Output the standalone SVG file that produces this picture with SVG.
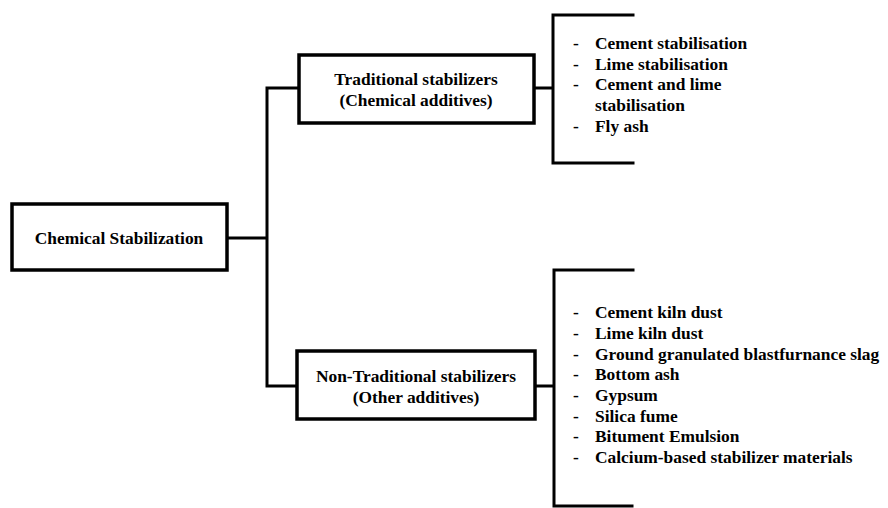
<svg xmlns="http://www.w3.org/2000/svg" width="888" height="508" viewBox="0 0 888 508">
<style>
.box{fill:#fff;stroke:#000;stroke-width:3.5}
.ln{fill:none;stroke:#000;stroke-width:3;stroke-linecap:square}
text{font-family:"Liberation Serif","Times New Roman",serif;font-weight:bold;font-size:17.4px;fill:#000}
.c{text-anchor:middle}
</style>
<rect width="888" height="508" fill="#fff"/>
<g id="connectors">
<path class="ln" d="M227 238 H267 M267 88 V386 M267 88 H299 M267 386 H297"/>
<path class="ln" d="M534 88 H553 M633 15 H553 V163 H633"/>
<path class="ln" d="M535 386 H554 M633 270 H554 V506 H632"/>
</g>
<g id="chemical-stabilization">
<rect class="box" x="12" y="204" width="215" height="66"/>
<text class="c" x="119" y="244">Chemical Stabilization</text>
</g>
<g id="traditional">
<rect class="box" x="299" y="55" width="235" height="68"/>
<text class="c" x="416" y="85">Traditional stabilizers</text>
<text class="c" x="416" y="106">(Chemical additives)</text>
</g>
<g id="non-traditional">
<rect class="box" x="297" y="351" width="238" height="68"/>
<text class="c" x="416" y="382">Non-Traditional stabilizers</text>
<text class="c" x="416" y="403">(Other additives)</text>
</g>
<g id="traditional-list">
<text x="573" y="49">-</text><text x="595" y="49">Cement stabilisation</text>
<text x="573" y="70">-</text><text x="595" y="70">Lime stabilisation</text>
<text x="573" y="90">-</text><text x="595" y="90">Cement and lime</text>
<text x="595" y="111">stabilisation</text>
<text x="573" y="132">-</text><text x="595" y="132">Fly ash</text>
</g>
<g id="non-traditional-list">
<text x="573" y="318">-</text><text x="595" y="318">Cement kiln dust</text>
<text x="573" y="339">-</text><text x="595" y="339">Lime kiln dust</text>
<text x="573" y="360">-</text><text x="595" y="360">Ground granulated blastfurnance slag</text>
<text x="573" y="380">-</text><text x="595" y="380">Bottom ash</text>
<text x="573" y="401">-</text><text x="595" y="401">Gypsum</text>
<text x="573" y="422">-</text><text x="595" y="422">Silica fume</text>
<text x="573" y="442">-</text><text x="595" y="442">Bitument Emulsion</text>
<text x="573" y="463">-</text><text x="595" y="463">Calcium-based stabilizer materials</text>
</g>
</svg>
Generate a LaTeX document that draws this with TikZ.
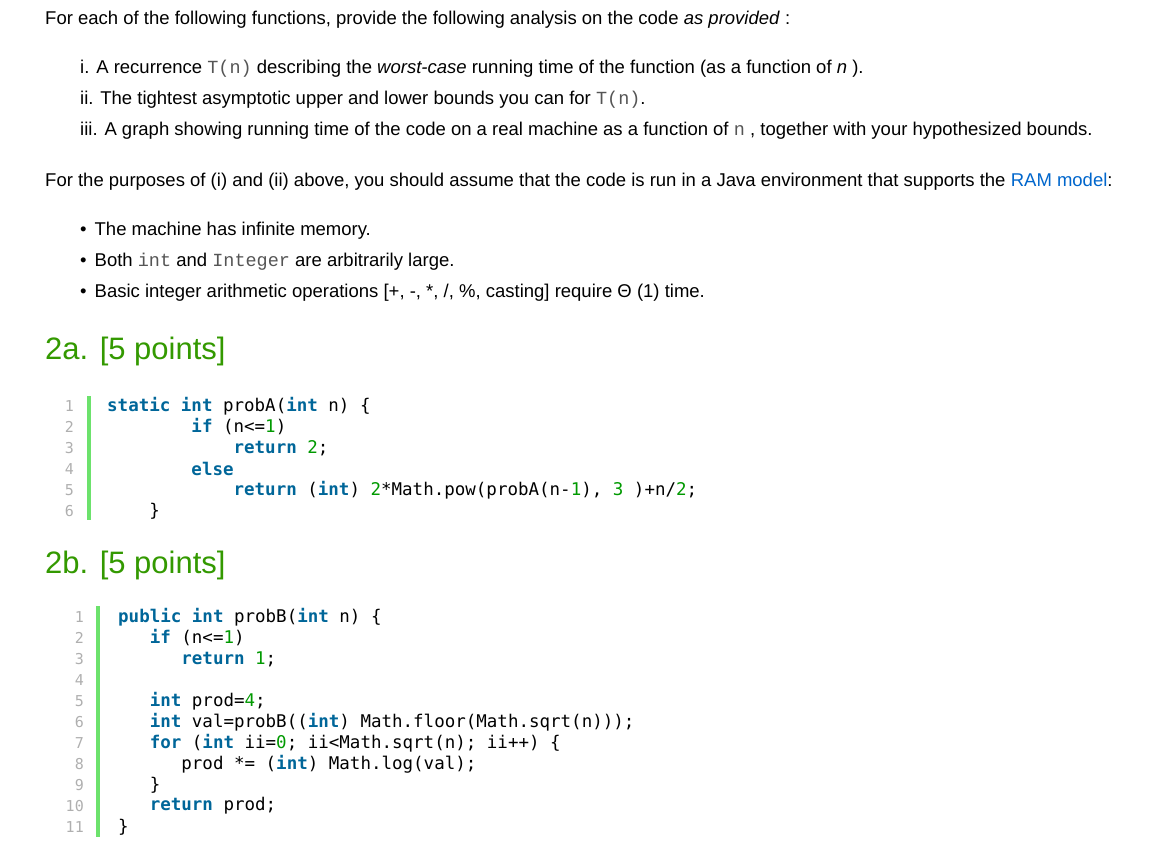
-.-.-
Exclude every picture and copy the remaining data exactly.

Written answer =
Output the standalone SVG file that produces this picture with SVG.
<svg xmlns="http://www.w3.org/2000/svg" width="888" height="508" viewBox="0 0 888 508">
<style>
.box{fill:#fff;stroke:#000;stroke-width:3.5}
.ln{fill:none;stroke:#000;stroke-width:3;stroke-linecap:square}
text{font-family:"Liberation Serif","Times New Roman",serif;font-weight:bold;font-size:17.4px;fill:#000}
.c{text-anchor:middle}
</style>
<rect width="888" height="508" fill="#fff"/>
<g id="connectors">
<path class="ln" d="M227 238 H267 M267 88 V386 M267 88 H299 M267 386 H297"/>
<path class="ln" d="M534 88 H553 M633 15 H553 V163 H633"/>
<path class="ln" d="M535 386 H554 M633 270 H554 V506 H632"/>
</g>
<g id="chemical-stabilization">
<rect class="box" x="12" y="204" width="215" height="66"/>
<text class="c" x="119" y="244">Chemical Stabilization</text>
</g>
<g id="traditional">
<rect class="box" x="299" y="55" width="235" height="68"/>
<text class="c" x="416" y="85">Traditional stabilizers</text>
<text class="c" x="416" y="106">(Chemical additives)</text>
</g>
<g id="non-traditional">
<rect class="box" x="297" y="351" width="238" height="68"/>
<text class="c" x="416" y="382">Non-Traditional stabilizers</text>
<text class="c" x="416" y="403">(Other additives)</text>
</g>
<g id="traditional-list">
<text x="573" y="49">-</text><text x="595" y="49">Cement stabilisation</text>
<text x="573" y="70">-</text><text x="595" y="70">Lime stabilisation</text>
<text x="573" y="90">-</text><text x="595" y="90">Cement and lime</text>
<text x="595" y="111">stabilisation</text>
<text x="573" y="132">-</text><text x="595" y="132">Fly ash</text>
</g>
<g id="non-traditional-list">
<text x="573" y="318">-</text><text x="595" y="318">Cement kiln dust</text>
<text x="573" y="339">-</text><text x="595" y="339">Lime kiln dust</text>
<text x="573" y="360">-</text><text x="595" y="360">Ground granulated blastfurnance slag</text>
<text x="573" y="380">-</text><text x="595" y="380">Bottom ash</text>
<text x="573" y="401">-</text><text x="595" y="401">Gypsum</text>
<text x="573" y="422">-</text><text x="595" y="422">Silica fume</text>
<text x="573" y="442">-</text><text x="595" y="442">Bitument Emulsion</text>
<text x="573" y="463">-</text><text x="595" y="463">Calcium-based stabilizer materials</text>
</g>
</svg>
Generate a LaTeX document that draws this with TikZ.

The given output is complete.